What needs to be done> All lines below must be repeated exactly, with the pictures omitted.

──────

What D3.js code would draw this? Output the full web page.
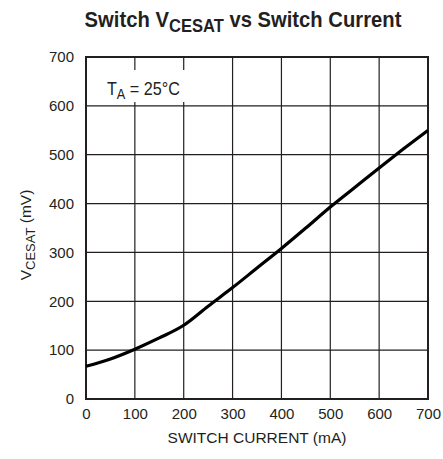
<!DOCTYPE html>
<html>
<head>
<meta charset="utf-8">
<script src="https://cdn.jsdelivr.net/npm/d3@7"></script>
<style>
  body { margin: 0; background: #fff; }
  text { fill: #231f20; }
</style>
</head>
<body>
<div id="chart"></div>
<script>
// switch current (mA) vs V_CESAT (mV)
var current = [0, 50, 100, 150, 200, 250, 300, 350, 400, 450, 500, 550, 600, 650, 700];
var vcesat  = [67, 82, 102, 125, 151, 190, 228, 268, 308, 350, 393, 433, 473, 512, 550];
var xTicks = [0, 100, 200, 300, 400, 500, 600, 700];
var yTicks = [0, 100, 200, 300, 400, 500, 600, 700];

var W = 443, H = 459;
var margin = {top: 57, right: 15, bottom: 60, left: 86};
var width = W - margin.left - margin.right,
    height = H - margin.top - margin.bottom;

var svg = d3.select("#chart").append("svg")
    .attr("width", W).attr("height", H);

var g = svg.append("g")
    .attr("transform", "translate(" + margin.left + "," + margin.top + ")");

var x = d3.scaleLinear().domain([0, 700]).range([0, width]);
var y = d3.scaleLinear().domain([0, 700]).range([height, 0]);

// grid
g.selectAll(".vgrid").data(xTicks).enter().append("line")
  .attr("x1", d => x(d)).attr("x2", d => x(d))
  .attr("y1", 0).attr("y2", height)
  .attr("stroke", "#231f20").attr("stroke-width", 1.2);
g.selectAll(".hgrid").data(yTicks).enter().append("line")
  .attr("y1", d => y(d)).attr("y2", d => y(d))
  .attr("x1", 0).attr("x2", width)
  .attr("stroke", "#231f20").attr("stroke-width", 1.2);

// frame
g.append("rect").attr("width", width).attr("height", height)
  .attr("fill", "none").attr("stroke", "#231f20").attr("stroke-width", 2);

// note with white backing
g.append("rect").attr("x", 2).attr("y", 13).attr("width", 100).attr("height", 32)
  .attr("fill", "#fff");
var note = g.append("text")
  .attr("transform", "translate(21,38) scale(0.85,1)")
  .style("font-family", "'Liberation Sans', sans-serif")
  .style("font-size", "19px");
note.append("tspan").text("T");
note.append("tspan").attr("dy", 4).style("font-size", "15px").text("A");
note.append("tspan").attr("dy", -4).text(" = 25°C");

// axes
var xAxis = g.append("g").attr("transform", "translate(0," + height + ")")
  .call(d3.axisBottom(x).tickValues(xTicks).tickSize(0).tickPadding(9).tickFormat(d3.format("d")));
var yAxis = g.append("g")
  .call(d3.axisLeft(y).tickValues(yTicks).tickSize(0).tickPadding(12).tickFormat(d3.format("d")));
[xAxis, yAxis].forEach(function (a) {
  a.select(".domain").remove();
  a.selectAll("text").style("font-family", "'Liberation Sans', sans-serif")
    .style("font-size", "15px").attr("fill", "#231f20");
});

// curve
g.append("path")
  .datum(current.map((c, i) => [c, vcesat[i]]))
  .attr("fill", "none").attr("stroke", "#000").attr("stroke-width", 3.2)
  .attr("d", d3.line().x(d => x(d[0])).y(d => y(d[1])).curve(d3.curveMonotoneX));

// axis titles
svg.append("text").attr("x", margin.left + width / 2).attr("y", 443)
  .attr("text-anchor", "middle")
  .style("font-family", "'Liberation Sans', sans-serif").style("font-size", "15.5px")
  .text("SWITCH CURRENT (mA)");

var yt = svg.append("text")
  .attr("transform", "translate(31,235) rotate(-90)")
  .attr("text-anchor", "middle")
  .style("font-family", "'Liberation Sans', sans-serif").style("font-size", "15.5px");
yt.append("tspan").text("V");
yt.append("tspan").attr("dy", 4).style("font-size", "13px").text("CESAT");
yt.append("tspan").attr("dy", -4).text(" (mV)");

// title
var title = svg.append("text")
  .attr("transform", "translate(243,27) scale(0.92,1)")
  .attr("text-anchor", "middle")
  .style("font-family", "'Liberation Sans', sans-serif")
  .style("font-size", "22px").style("font-weight", "bold");
title.append("tspan").text("Switch V");
title.append("tspan").attr("dy", 5).style("font-size", "18px").text("CESAT");
title.append("tspan").attr("dy", -5).text(" vs Switch Current");
</script>
</body>
</html>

──────

Exercise solution>
What D3.js code would draw this? Output the full web page.
<!DOCTYPE html>
<html>
<head>
<meta charset="utf-8">
<script src="https://cdn.jsdelivr.net/npm/d3@7"></script>
<style>
  body { margin: 0; background: #fff; }
  text { fill: #231f20; }
</style>
</head>
<body>
<div id="chart"></div>
<script>
// switch current (mA) vs V_CESAT (mV)
var current = [0, 50, 100, 150, 200, 250, 300, 350, 400, 450, 500, 550, 600, 650, 700];
var vcesat  = [67, 82, 102, 125, 151, 190, 228, 268, 308, 350, 393, 433, 473, 512, 550];
var xTicks = [0, 100, 200, 300, 400, 500, 600, 700];
var yTicks = [0, 100, 200, 300, 400, 500, 600, 700];

var W = 443, H = 459;
var margin = {top: 57, right: 15, bottom: 60, left: 86};
var width = W - margin.left - margin.right,
    height = H - margin.top - margin.bottom;

var svg = d3.select("#chart").append("svg")
    .attr("width", W).attr("height", H);

var g = svg.append("g")
    .attr("transform", "translate(" + margin.left + "," + margin.top + ")");

var x = d3.scaleLinear().domain([0, 700]).range([0, width]);
var y = d3.scaleLinear().domain([0, 700]).range([height, 0]);

// grid
g.selectAll(".vgrid").data(xTicks).enter().append("line")
  .attr("x1", d => x(d)).attr("x2", d => x(d))
  .attr("y1", 0).attr("y2", height)
  .attr("stroke", "#231f20").attr("stroke-width", 1.2);
g.selectAll(".hgrid").data(yTicks).enter().append("line")
  .attr("y1", d => y(d)).attr("y2", d => y(d))
  .attr("x1", 0).attr("x2", width)
  .attr("stroke", "#231f20").attr("stroke-width", 1.2);

// frame
g.append("rect").attr("width", width).attr("height", height)
  .attr("fill", "none").attr("stroke", "#231f20").attr("stroke-width", 2);

// note with white backing
g.append("rect").attr("x", 2).attr("y", 13).attr("width", 100).attr("height", 32)
  .attr("fill", "#fff");
var note = g.append("text")
  .attr("transform", "translate(21,38) scale(0.85,1)")
  .style("font-family", "'Liberation Sans', sans-serif")
  .style("font-size", "19px");
note.append("tspan").text("T");
note.append("tspan").attr("dy", 4).style("font-size", "15px").text("A");
note.append("tspan").attr("dy", -4).text(" = 25°C");

// axes
var xAxis = g.append("g").attr("transform", "translate(0," + height + ")")
  .call(d3.axisBottom(x).tickValues(xTicks).tickSize(0).tickPadding(9).tickFormat(d3.format("d")));
var yAxis = g.append("g")
  .call(d3.axisLeft(y).tickValues(yTicks).tickSize(0).tickPadding(12).tickFormat(d3.format("d")));
[xAxis, yAxis].forEach(function (a) {
  a.select(".domain").remove();
  a.selectAll("text").style("font-family", "'Liberation Sans', sans-serif")
    .style("font-size", "15px").attr("fill", "#231f20");
});

// curve
g.append("path")
  .datum(current.map((c, i) => [c, vcesat[i]]))
  .attr("fill", "none").attr("stroke", "#000").attr("stroke-width", 3.2)
  .attr("d", d3.line().x(d => x(d[0])).y(d => y(d[1])).curve(d3.curveMonotoneX));

// axis titles
svg.append("text").attr("x", margin.left + width / 2).attr("y", 443)
  .attr("text-anchor", "middle")
  .style("font-family", "'Liberation Sans', sans-serif").style("font-size", "15.5px")
  .text("SWITCH CURRENT (mA)");

var yt = svg.append("text")
  .attr("transform", "translate(31,235) rotate(-90)")
  .attr("text-anchor", "middle")
  .style("font-family", "'Liberation Sans', sans-serif").style("font-size", "15.5px");
yt.append("tspan").text("V");
yt.append("tspan").attr("dy", 4).style("font-size", "13px").text("CESAT");
yt.append("tspan").attr("dy", -4).text(" (mV)");

// title
var title = svg.append("text")
  .attr("transform", "translate(243,27) scale(0.92,1)")
  .attr("text-anchor", "middle")
  .style("font-family", "'Liberation Sans', sans-serif")
  .style("font-size", "22px").style("font-weight", "bold");
title.append("tspan").text("Switch V");
title.append("tspan").attr("dy", 5).style("font-size", "18px").text("CESAT");
title.append("tspan").attr("dy", -5).text(" vs Switch Current");
</script>
</body>
</html>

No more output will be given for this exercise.